For Anne (Crampton) and Paul (Sensenig), their new house in the country was just what they needed to remove themselves from the city after their son tragically dies. When Anne begins to suspect that an their son Bobby is still there with them and trying to communicate, they invite their two ‘spiritually connected’ friends (Marie, Fessenden) over to see if it’s real or not. When things start to go even stranger, they realize that there might be something more sinister going on in their house.

It's a beautiful day in the neighborhood, a beautiful day for a neighbor...
Horror is seeing a resurgence of ‘old school’ appeal in many modern films. Whether it’s a full on throwback like House of the Devil or a slick blend of older influence in a modern film like It Follows, there is a move by horror in the last handful of years to bring back the old and make it new. For most horror fans, this is relatively old news. For those going into We Are Still Here, it’s key to understanding the slow burn approach and style of the film. It’s this 70s style horror throw back in the first two-thirds that really succeeds in the film. With a subtle script and some nuanced performances, We Are Still Here takes some time to build its premise and atmosphere. Director Ted Geoghegan loves the static shots and long takes to get the audience looking at the scene and with old school jump scares of things in the back ground, shadows, and noises he does a fantastic job at really building the film up.

For the third act though (and I’m going to attempt at no spoiling anything here), We Are Still Here moves decades from a 70s style haunting flick and an 80s style supernatural killer film. Think of the shift as it went from The Changeling into a gory spin on The Fog in tone. There is a rather impressive body count and a lot of decent gore to be had at this point and for those looking for more than the atmospheric dread of the first two-thirds will be happy to know that it pays off in horror dividends in the final act. Personally, I was shocked at the almost sudden transition of tone, but it works to give the film an intense last act it deserved.
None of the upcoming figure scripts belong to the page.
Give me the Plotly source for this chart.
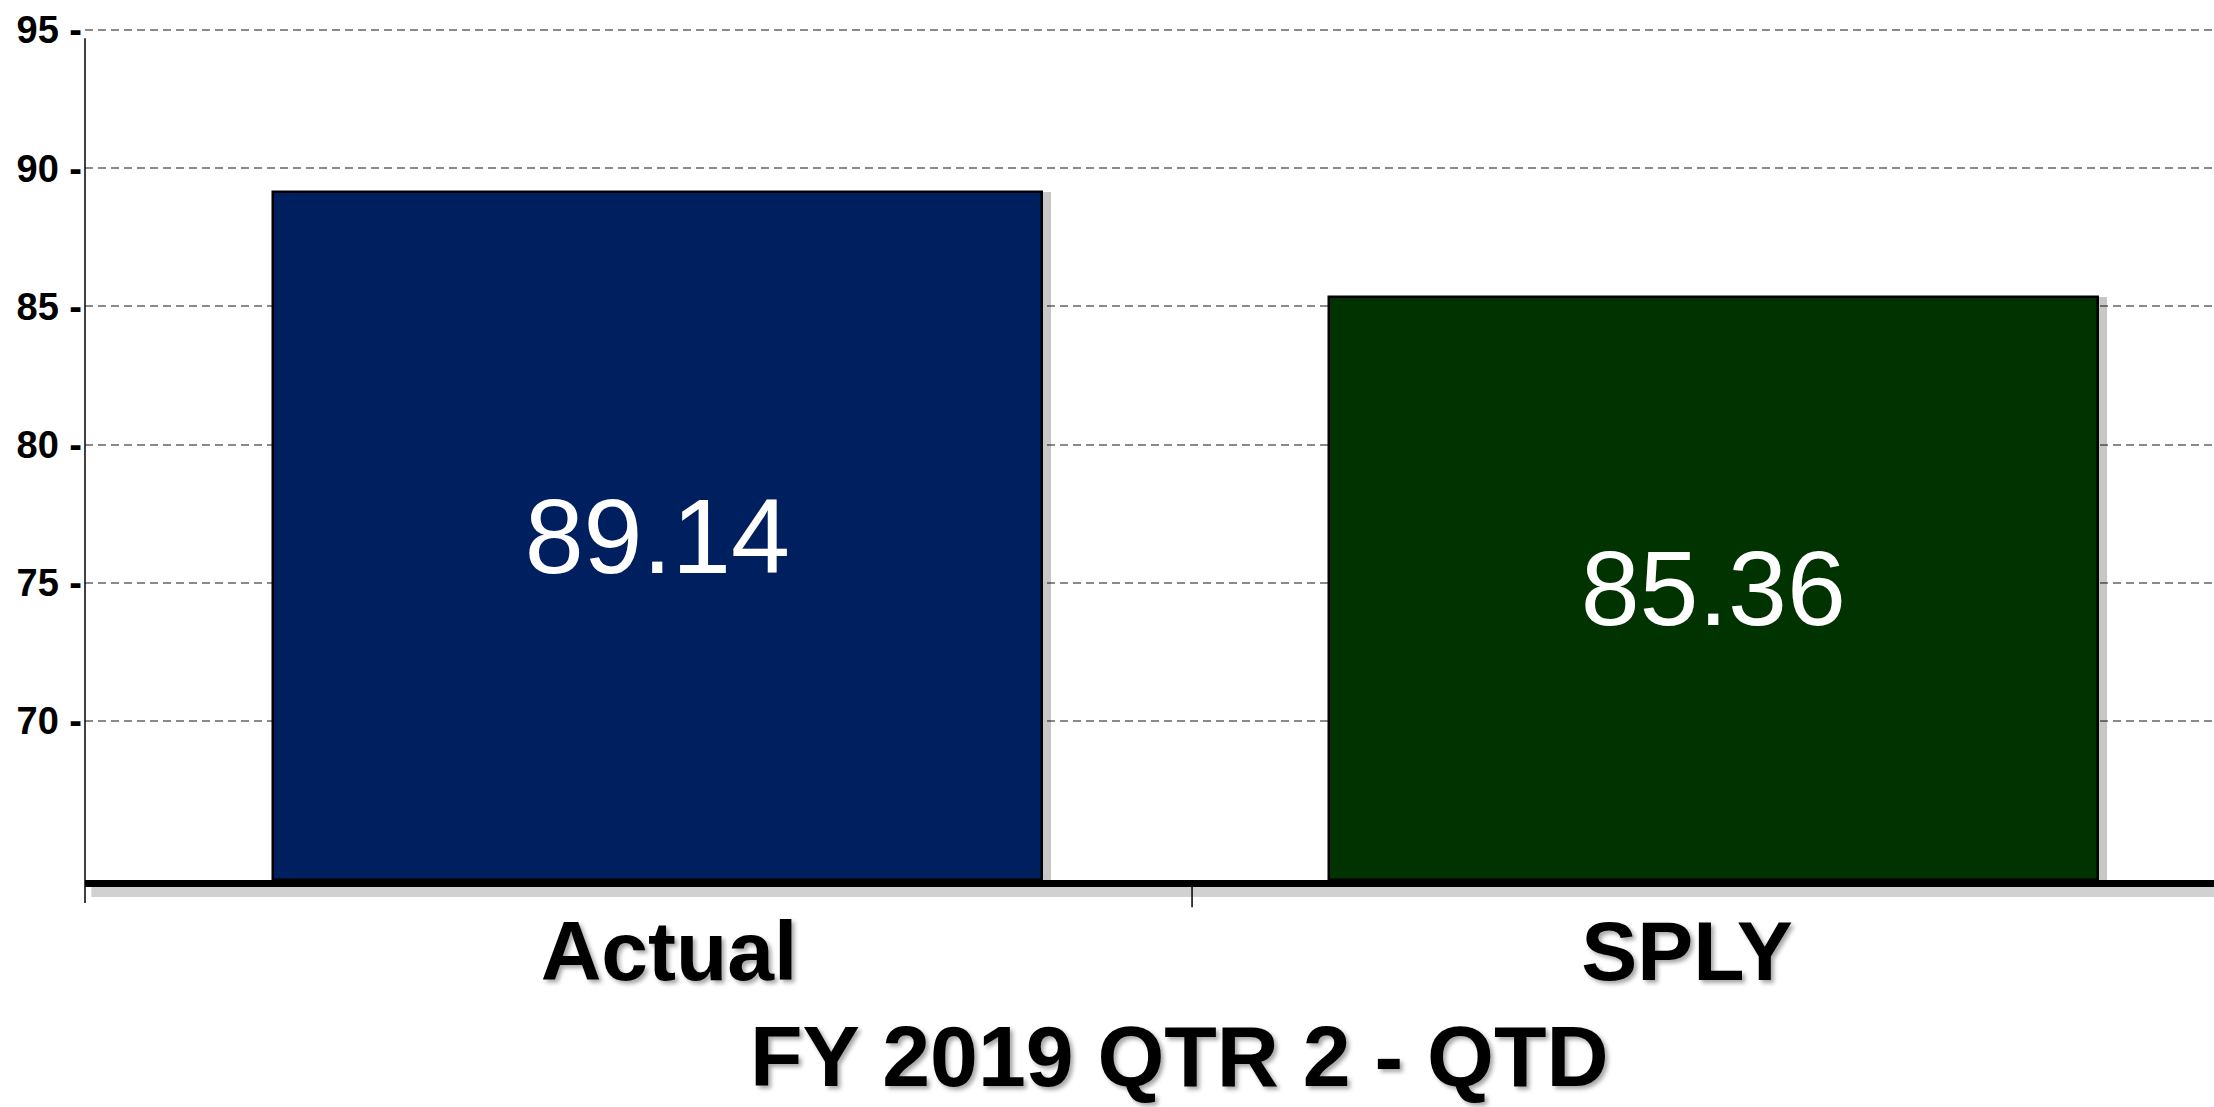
import plotly.graph_objects as go

categories = ["Actual", "SPLY"]
values = [89.14, 85.36]
bar_colors = ["#001F5F", "#003300"]
y_ticks = [70, 75, 80, 85, 90, 95]
y_tick_text = [f"{v} -" for v in y_ticks]
title_text = "FY 2019 QTR 2 - QTD"

FONT = "Liberation Sans, Arial, sans-serif"
Y_RANGE = [64.25, 95.04]
X_RANGE = [-0.5737, 1.5177]
BAR_W = 0.7554
BAR_OFFSETS = [-0.389, -0.3517]
SHADOW_SHIFT = 0.0088
SHADOW = "3px 3px 4px rgba(0,0,0,0.35)"

fig = go.Figure()

# soft drop shadow behind bars
fig.add_trace(go.Bar(
    x=categories, y=[v - Y_RANGE[0] for v in values], base=Y_RANGE[0],
    width=BAR_W, offset=[o + SHADOW_SHIFT for o in BAR_OFFSETS],
    marker=dict(color="rgba(0,0,0,0.22)", line=dict(width=0)),
    hoverinfo="skip", showlegend=False,
))

fig.add_trace(go.Bar(
    x=categories, y=[v - Y_RANGE[0] for v in values], base=Y_RANGE[0],
    width=BAR_W, offset=BAR_OFFSETS,
    marker=dict(color=bar_colors, line=dict(color="black", width=2.5)),
    text=[f"{v:.2f}" for v in values],
    textposition="inside", insidetextanchor="middle", textangle=0,
    textfont=dict(family=FONT, size=106, color="white"),
    hovertext=[f"{c}: {v:.2f}" for c, v in zip(categories, values)],
    hoverinfo="text", showlegend=False,
))

fig.update_layout(
    width=2214, height=1107,
    margin=dict(l=85, r=0, t=29, b=227),
    paper_bgcolor="white", plot_bgcolor="white",
    barmode="overlay", bargap=0,
    xaxis=dict(
        range=X_RANGE, showgrid=False, zeroline=False,
        showline=True, linecolor="black", linewidth=7,
        ticks="", tickfont=dict(family=FONT, size=84, color="black", weight="bold", shadow=SHADOW),
        ticklabelstandoff=-8,
    ),
    yaxis=dict(
        range=Y_RANGE, tickvals=y_ticks, ticktext=y_tick_text,
        showgrid=True, gridcolor="#8a8a8a", gridwidth=1.5, griddash="8px,5px",
        zeroline=False, showline=False, ticks="",
        tickfont=dict(family=FONT, size=38, color="black", weight="bold"),
        ticklabelstandoff=2,
    ),
    annotations=[dict(
        text=title_text, xref="paper", yref="paper", x=0.514, y=-0.207,
        xanchor="center", yanchor="middle", showarrow=False,
        font=dict(family=FONT, size=86, color="black", weight="bold", shadow=SHADOW),
    )],
    shapes=[
        # y-axis line extending below the baseline
        dict(type="line", xref="paper", yref="paper", x0=0, x1=0, y0=-0.027, y1=0.989,
             line=dict(color="black", width=1.5)),
        # category divider tick
        dict(type="line", xref="x", yref="paper", x0=0.5138, x1=0.5138, y0=-0.006, y1=-0.032,
             line=dict(color="black", width=1.5)),
        # shadow under the baseline
        dict(type="rect", xref="paper", yref="paper", x0=0.003, x1=1, y0=-0.006, y1=-0.020,
             fillcolor="rgba(0,0,0,0.18)", line=dict(width=0), layer="below"),
    ],
)

fig.write_html(
    "out.html",
    config={"displayModeBar": False},
    post_script="document.body.style.margin='0';document.body.style.overflow='hidden';",
)
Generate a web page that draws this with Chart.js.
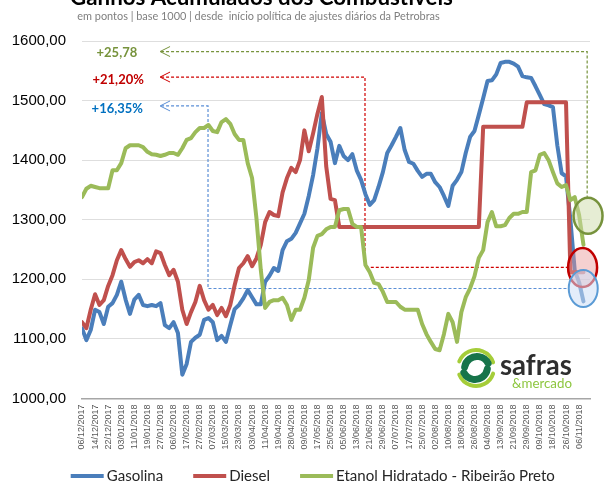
<!DOCTYPE html>
<html><head><meta charset="utf-8">
<script src="https://cdn.jsdelivr.net/npm/chart.js@4.4.1/dist/chart.umd.min.js"></script>
<style>html,body{margin:0;padding:0;background:#fff;overflow:hidden}#wrap{width:604px;height:484px;position:relative}</style>
</head><body><div id="wrap"><canvas id="c" width="604" height="484"></canvas></div>
<script>
// ---------- DATA ----------
const tickLabels = ['06/12/2017','14/12/2017','22/12/2017','03/01/2018','11/01/2018','19/01/2018','27/01/2018','06/02/2018','17/02/2018','27/02/2018','07/03/2018','15/03/2018','23/03/2018','03/04/2018','11/04/2018','19/04/2018','28/04/2018','09/05/2018','17/05/2018','25/05/2018','05/06/2018','13/06/2018','21/06/2018','29/06/2018','07/07/2018','17/07/2018','25/07/2018','02/08/2018','10/08/2018','18/08/2018','26/08/2018','04/09/2018','13/09/2018','21/09/2018','29/09/2018','09/10/2018','18/10/2018','26/10/2018','06/11/2018'];
const seriesNames = ['Gasolina','Diesel','Etanol Hidratado - Ribeirão Preto'];
// one value every 2 business days (tick labels every 6 business days)
const gasolina = [1118,1098,1115,1149,1145,1125,1154,1160,1174,1196,
1166,1142,1166,1174,1157,1155,1157,1155,1160,1123,
1118,1128,1110,1040,1058,1095,1102,1107,1132,1135,
1128,1098,1105,1095,1123,1150,1157,1168,1182,1170,
1158,1158,1196,1206,1219,1214,1249,1264,1268,1278,
1294,1310,1340,1375,1420,1479,1444,1431,1395,1424,
1407,1400,1410,1383,1367,1343,1325,1333,1355,1380,
1412,1425,1439,1454,1417,1397,1394,1382,1372,1377,
1377,1363,1355,1340,1323,1357,1367,1380,1412,1439,
1449,1476,1504,1533,1534,1544,1563,1565,1565,1562,
1557,1541,1539,1538,1524,1509,1494,1492,1489,1425,
1378,1373,1300,1215,1195,1163];
const diesel = [1128,1118,1149,1175,1157,1165,1189,1207,1232,1249,
1234,1221,1229,1232,1227,1234,1227,1247,1244,1224,
1207,1216,1196,1149,1125,1145,1162,1189,1165,1149,
1157,1140,1152,1138,1157,1190,1219,1227,1239,1222,
1235,1258,1296,1313,1308,1306,1346,1370,1387,1380,
1400,1450,1415,1445,1478,1506,1390,1335,1333,1288,
1288,1288,1288,1288,1288,1288,1288,1288,1288,1288,
1288,1288,1288,1288,1288,1288,1288,1288,1288,1288,
1288,1288,1288,1288,1288,1288,1288,1288,1288,1288,
1288,1288,1456,1456,1456,1456,1456,1456,1456,1456,
1456,1456,1497,1497,1497,1497,1497,1497,1497,1497,
1497,1497,1212,1212,1212,1212];
const etanol = [1338,1352,1357,1355,1353,1353,1353,1383,1383,1395,
1420,1425,1425,1425,1422,1414,1410,1409,1407,1409,
1412,1412,1409,1420,1434,1437,1447,1454,1454,1459,
1449,1447,1464,1469,1461,1444,1434,1434,1395,1370,
1303,1216,1152,1162,1165,1165,1169,1157,1132,1149,
1149,1169,1199,1253,1273,1276,1284,1288,1288,1316,
1318,1318,1293,1288,1288,1224,1212,1194,1192,1179,
1162,1162,1162,1154,1149,1149,1149,1149,1125,1108,
1095,1083,1081,1108,1142,1128,1095,1145,1170,1185,
1205,1236,1249,1296,1313,1289,1289,1291,1303,1310,
1310,1313,1313,1380,1383,1409,1412,1400,1380,1361,
1355,1358,1333,1338,1308,1258];
const STEP = 2;          // business days per sample
const LABEL_EVERY = 6;   // business days per tick label
const changes = ['+16,35%','+21,20%','+25,78'];

// ---------- STYLE ----------
const lineColors = ['#4a7ebb','#c0504d','#9bbb59'];
const noteColors = ['#0070c0','#c00000','#77933c'];
const dashColors = ['#5b8fd6','#d00000','#77933c'];

const toXY = arr => arr.map((v,j)=>({x:j*STEP, y:v}));

// annotation geometry in data units (x: business-day index, y: points)
const notes = [
  {text:changes[0], tx:16.2, ty:1486, level:1491, cornerX:57.8, low:1184.6, endX:222.9, ex:229.9, ey:1184.6},
  {text:changes[1], tx:16.6, ty:1535, level:1539.5, cornerX:129.8, low:1220.2, endX:222.9, ex:229.6, ey:1219.8},
  {text:changes[2], tx:16.0, ty:1581, level:1582.3, cornerX:231.7, low:1338, endX:null, ex:232.1, ey:1306.7}
];
const ARROW_X = 35.8;

function fitSize(ctx, text, weight, family, target){
  ctx.font = `${weight} 20px ${family}`;
  return 20*target/ctx.measureText(text).width;
}

const decor = {
  id:'decor',
  beforeDraw(chart){
    const c=chart.ctx; c.save(); c.fillStyle='#fff'; c.fillRect(0,0,chart.width,chart.height); c.restore();
  },
  beforeDatasetsDraw(chart){
    const c=chart.ctx, X=v=>chart.scales.x.getPixelForValue(v), Y=v=>chart.scales.y.getPixelForValue(v);
    c.save();
    notes.forEach((n,k)=>{
      c.strokeStyle=dashColors[k]; c.lineWidth=1.2; c.setLineDash([3,2]);
      c.beginPath();
      c.moveTo(X(ARROW_X)+1, Y(n.level));
      c.lineTo(X(n.cornerX), Y(n.level));
      c.lineTo(X(n.cornerX), Y(n.low));
      if(n.endX!==null) c.lineTo(X(n.endX), Y(n.low));
      c.stroke();
      c.setLineDash([]); c.lineWidth=1;
      const ax=X(ARROW_X), ay=Y(n.level);
      c.beginPath(); c.moveTo(ax+10, ay-5); c.lineTo(ax, ay); c.lineTo(ax+10, ay+5); c.stroke();
    });
    c.restore();
  },
  afterDatasetsDraw(chart){
    const c=chart.ctx, X=v=>chart.scales.x.getPixelForValue(v), Y=v=>chart.scales.y.getPixelForValue(v);
    const fills=['rgba(205,222,245,0.55)','rgba(232,150,150,0.45)','rgba(205,220,170,0.5)'];
    const rys=[18.5,19.5,18];
    c.save();
    [2,1,0].forEach(k=>{
      const n=notes[k];
      c.beginPath(); c.ellipse(X(n.ex), Y(n.ey), 14.5, rys[k], 0, 0, Math.PI*2);
      c.fillStyle=fills[k]; c.fill();
      c.lineWidth = k===0?2:2.5; c.strokeStyle = k===0?'#5b9bd5':(k===1?'#c00000':'#76923c'); c.stroke();
    });
    c.restore();
  },
  afterDraw(chart){
    const c=chart.ctx, X=v=>chart.scales.x.getPixelForValue(v), Y=v=>chart.scales.y.getPixelForValue(v);
    c.save();
    // title (cut at top) and subtitle
    const title='Ganhos Acumulados dos Combustíveis';
    let s=fitSize(c,title,'bold','Lato',383);
    c.font=`bold ${s}px Lato`; c.fillStyle='#000'; c.textAlign='center'; c.textBaseline='alphabetic';
    c.fillText(title, 261.5, 4.5);
    const sub='em pontos | base 1000 | desde  início política de ajustes diários da Petrobras';
    s=fitSize(c,sub,'normal','Lato',363);
    c.font=`${s}px Lato`; c.fillStyle='#7f7f7f';
    c.fillText(sub, 258.5, 19.5);
    // change labels
    c.font='bold 13px Lato'; c.textBaseline='middle';
    notes.forEach((n,k)=>{ c.fillStyle=noteColors[k]; c.fillText(n.text, X(n.tx), Y(n.ty)); });
    // legend
    s=fitSize(c,seriesNames[2],'normal','Lato',219);
    c.font=`${s}px Lato`; c.textAlign='left'; c.textBaseline='middle';
    let lx=70.7; const ly=476;
    seriesNames.forEach((name,k)=>{
      c.fillStyle=lineColors[k]; c.fillRect(lx, ly-2, 33, 4);
      c.fillStyle='#262626'; c.fillText(name, lx+36, ly+0.5);
      lx += 36 + c.measureText(name).width + 30;
    });
    // logo
    const cx=476, cy=368;
    c.lineCap='round';
    c.strokeStyle='#a5cd39'; c.lineWidth=4;
    c.beginPath(); c.arc(cx,cy,18,Math.PI*1.12,Math.PI*1.9); c.stroke();
    c.beginPath(); c.arc(cx,cy,18,Math.PI*0.1,Math.PI*0.88); c.stroke();
    c.strokeStyle='#17744a'; c.lineWidth=7;
    c.beginPath(); c.arc(cx+1,cy+1,12.5,Math.PI*1.05,Math.PI*1.85); c.stroke();
    c.beginPath(); c.arc(cx-1,cy-1,12.5,Math.PI*0.05,Math.PI*0.85); c.stroke();
    s=fitSize(c,'safras','bold','Lato',72);
    c.font=`bold ${s}px Lato`; c.fillStyle='#2e2e2e'; c.textAlign='left'; c.textBaseline='alphabetic';
    c.fillText('safras', 500, 375);
    s=fitSize(c,'&mercado','normal','Lato',60);
    c.font=`${s}px Lato`; c.fillStyle='#8dc63f';
    c.fillText('&mercado', 512, 388);
    c.restore();
  }
};

new Chart(document.getElementById('c'), {
  type:'line',
  data:{ datasets:[
    {label:seriesNames[0], data:toXY(gasolina), borderColor:lineColors[0], backgroundColor:lineColors[0], order:2},
    {label:seriesNames[1], data:toXY(diesel),   borderColor:lineColors[1], backgroundColor:lineColors[1], order:1},
    {label:seriesNames[2], data:toXY(etanol),   borderColor:lineColors[2], backgroundColor:lineColors[2], order:0}
  ]},
  options:{
    responsive:false, animation:false, devicePixelRatio:1,
    elements:{ line:{borderWidth:4, tension:0, borderJoinStyle:'round', borderCapStyle:'round'}, point:{radius:0, hoverRadius:0} },
    layout:{ padding:{top:41, right:14, left:0, bottom:0} },
    plugins:{ legend:{display:false}, title:{display:false}, tooltip:{enabled:false} },
    scales:{
      x:{ type:'linear', min:0, max:233,
        afterBuildTicks:s=>{ s.ticks = tickLabels.map((_,k)=>({value:k*LABEL_EVERY})); },
        afterFit:s=>{ s.height = 85.5; },
        grid:{ color:'rgba(0,0,0,0)', drawTicks:false },
        border:{ display:true, color:'#a6a6a6', width:1.5 },
        ticks:{ autoSkip:false, minRotation:90, maxRotation:90, padding:6, color:'#595959',
          font:{family:'Liberation Sans', size:9},
          callback:v=>tickLabels[Math.round(v/LABEL_EVERY)] ?? '' }
      },
      y:{ min:1000, max:1600,
        afterFit:s=>{ s.width = 82; },
        grid:{ color:'#dedede', lineWidth:1, drawTicks:false },
        border:{ display:false },
        ticks:{ stepSize:100, padding:16, color:'#000', font:{family:'Liberation Sans', size:15},
          callback:v=>v.toFixed(2).replace('.',',') }
      }
    }
  },
  plugins:[decor]
});
</script></body></html>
If there is anything that We Are Still Here struggles with it’s the nature of its script. Director Geoghegan serves as a writer on the film and while he attempts to go for subtle with the character and plot development, it’s occasionally too subtle. Awkward interactions with locals at the nearest town indicate something larger and more sinister is afoot in the house’s haunting, but it’s not until the end credits with the various newspaper headlines that we start to see a ‘history’ of the plot on hand. Throughout the film there just needed to be a little more meat to what was being offered in the mystery and it would have built some of the character dynamics a bit more. Despite some strong performances, it feels as though our two leads are given too little to create the kind of emotional reverb that could have happened and it’s not until their friends show up in the second act that we start to see a bit more of a character chemistry on screen. While the execution of We Are Still Here is still good, there is a foundation for something even better with a bit more depth to plot and character interactions.

Peek a boo!
We Are Still Here still remains one of the better horror films of the year. Geoghegan is a director to watch with his blend of atmospheric fear and the surprisingly gory results of this haunted house flick in the final act. The film is not perfect as it could have used a bit more to grab onto throughout, but it most certainly lived up to the positive hype it was building. Horror fans are going to want to check into this haunted house film for a night.